╭─ DATA SHOWN

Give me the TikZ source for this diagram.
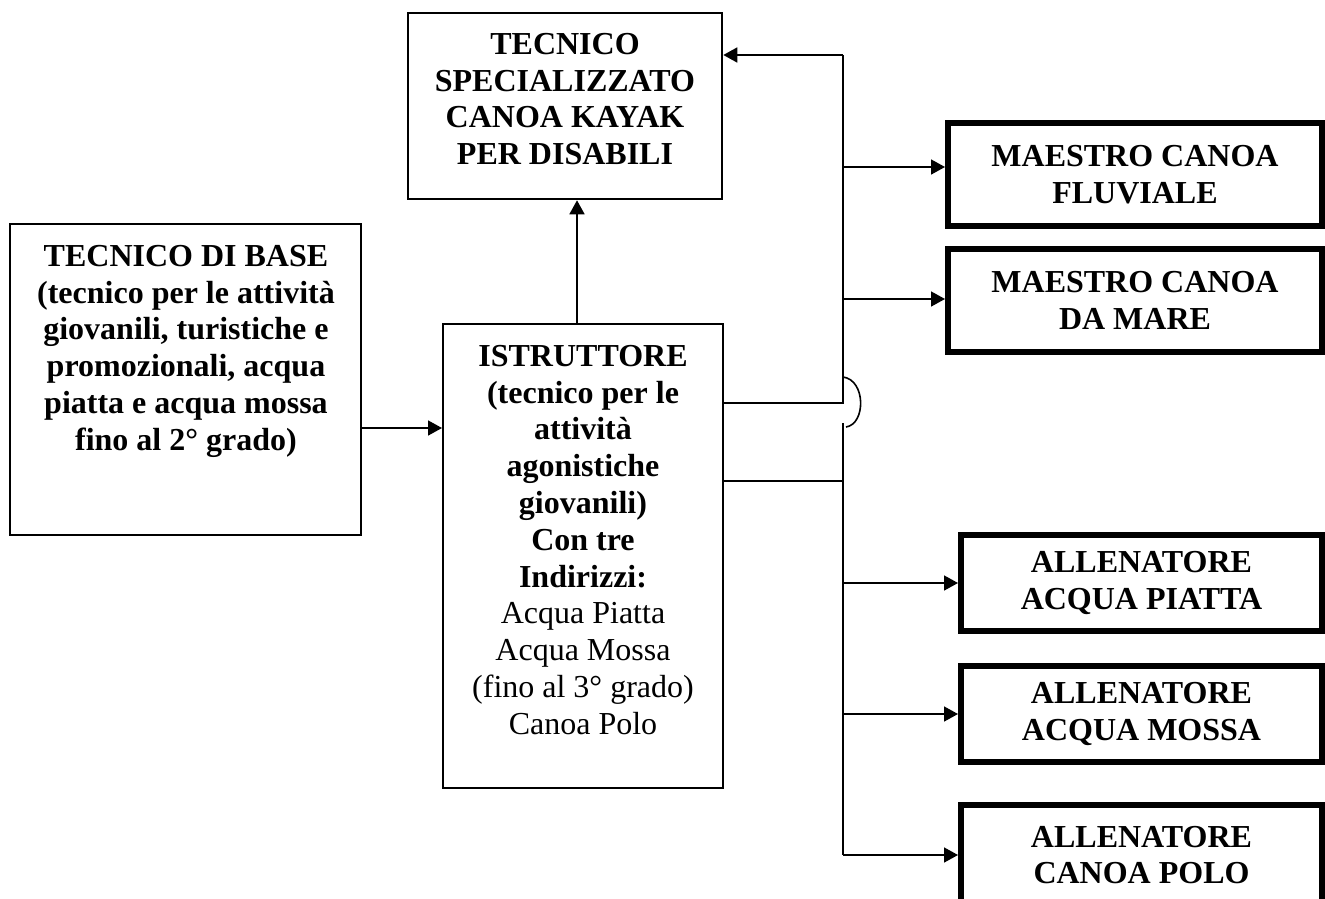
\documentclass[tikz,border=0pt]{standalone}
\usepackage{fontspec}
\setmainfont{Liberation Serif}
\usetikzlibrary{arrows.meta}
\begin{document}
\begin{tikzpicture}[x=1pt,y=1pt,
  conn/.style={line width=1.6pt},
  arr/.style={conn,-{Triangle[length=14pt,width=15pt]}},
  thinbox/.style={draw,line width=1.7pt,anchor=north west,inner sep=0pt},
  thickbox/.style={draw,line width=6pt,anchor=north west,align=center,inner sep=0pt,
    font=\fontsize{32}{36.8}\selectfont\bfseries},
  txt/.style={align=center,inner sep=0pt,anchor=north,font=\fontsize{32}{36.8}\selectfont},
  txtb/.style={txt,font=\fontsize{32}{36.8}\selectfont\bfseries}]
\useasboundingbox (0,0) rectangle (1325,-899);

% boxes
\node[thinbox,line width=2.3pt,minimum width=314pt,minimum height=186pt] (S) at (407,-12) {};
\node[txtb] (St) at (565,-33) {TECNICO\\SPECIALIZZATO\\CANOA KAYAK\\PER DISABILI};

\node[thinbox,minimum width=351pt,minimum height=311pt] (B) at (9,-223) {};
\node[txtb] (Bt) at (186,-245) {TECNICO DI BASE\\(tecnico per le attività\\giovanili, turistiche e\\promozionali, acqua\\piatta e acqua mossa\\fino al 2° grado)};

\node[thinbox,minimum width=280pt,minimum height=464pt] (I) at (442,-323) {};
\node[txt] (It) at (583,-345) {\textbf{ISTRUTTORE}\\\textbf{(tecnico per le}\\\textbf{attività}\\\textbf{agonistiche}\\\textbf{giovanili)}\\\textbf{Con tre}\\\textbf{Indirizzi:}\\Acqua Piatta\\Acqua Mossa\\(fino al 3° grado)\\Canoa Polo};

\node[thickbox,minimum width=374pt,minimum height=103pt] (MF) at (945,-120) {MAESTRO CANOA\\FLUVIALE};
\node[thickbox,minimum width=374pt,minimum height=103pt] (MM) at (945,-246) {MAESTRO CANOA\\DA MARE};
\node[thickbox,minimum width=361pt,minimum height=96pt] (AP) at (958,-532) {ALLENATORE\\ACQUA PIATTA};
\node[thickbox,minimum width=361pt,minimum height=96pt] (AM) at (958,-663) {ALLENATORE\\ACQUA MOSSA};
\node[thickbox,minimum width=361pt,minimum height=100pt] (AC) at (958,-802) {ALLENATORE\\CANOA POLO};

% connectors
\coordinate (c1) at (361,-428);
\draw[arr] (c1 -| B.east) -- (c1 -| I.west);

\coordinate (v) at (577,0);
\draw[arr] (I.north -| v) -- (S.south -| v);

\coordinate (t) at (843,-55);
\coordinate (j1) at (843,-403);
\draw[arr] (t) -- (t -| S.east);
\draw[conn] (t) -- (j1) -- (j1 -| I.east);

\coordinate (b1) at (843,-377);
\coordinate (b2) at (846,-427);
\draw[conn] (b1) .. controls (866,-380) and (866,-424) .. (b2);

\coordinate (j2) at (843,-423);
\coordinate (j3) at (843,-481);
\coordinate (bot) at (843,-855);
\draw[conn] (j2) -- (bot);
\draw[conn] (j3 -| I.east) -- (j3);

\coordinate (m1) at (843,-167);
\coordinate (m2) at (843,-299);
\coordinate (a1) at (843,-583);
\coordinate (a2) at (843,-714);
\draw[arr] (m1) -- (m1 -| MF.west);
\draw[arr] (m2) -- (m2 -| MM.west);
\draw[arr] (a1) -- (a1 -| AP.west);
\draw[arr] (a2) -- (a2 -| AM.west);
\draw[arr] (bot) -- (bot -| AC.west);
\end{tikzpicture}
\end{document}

╰─

▸ EXERCISE
Write out the lines from the start of the material to the line with "(Bt) at (186,-245)", inclusive and exactly. Skip the pictures.

▸ IN RESPONSE
Give me the TikZ source for this diagram.
\documentclass[tikz,border=0pt]{standalone}
\usepackage{fontspec}
\setmainfont{Liberation Serif}
\usetikzlibrary{arrows.meta}
\begin{document}
\begin{tikzpicture}[x=1pt,y=1pt,
  conn/.style={line width=1.6pt},
  arr/.style={conn,-{Triangle[length=14pt,width=15pt]}},
  thinbox/.style={draw,line width=1.7pt,anchor=north west,inner sep=0pt},
  thickbox/.style={draw,line width=6pt,anchor=north west,align=center,inner sep=0pt,
    font=\fontsize{32}{36.8}\selectfont\bfseries},
  txt/.style={align=center,inner sep=0pt,anchor=north,font=\fontsize{32}{36.8}\selectfont},
  txtb/.style={txt,font=\fontsize{32}{36.8}\selectfont\bfseries}]
\useasboundingbox (0,0) rectangle (1325,-899);

% boxes
\node[thinbox,line width=2.3pt,minimum width=314pt,minimum height=186pt] (S) at (407,-12) {};
\node[txtb] (St) at (565,-33) {TECNICO\\SPECIALIZZATO\\CANOA KAYAK\\PER DISABILI};

\node[thinbox,minimum width=351pt,minimum height=311pt] (B) at (9,-223) {};
\node[txtb] (Bt) at (186,-245) {TECNICO DI BASE\\(tecnico per le attività\\giovanili, turistiche e\\promozionali, acqua\\piatta e acqua mossa\\fino al 2° grado)};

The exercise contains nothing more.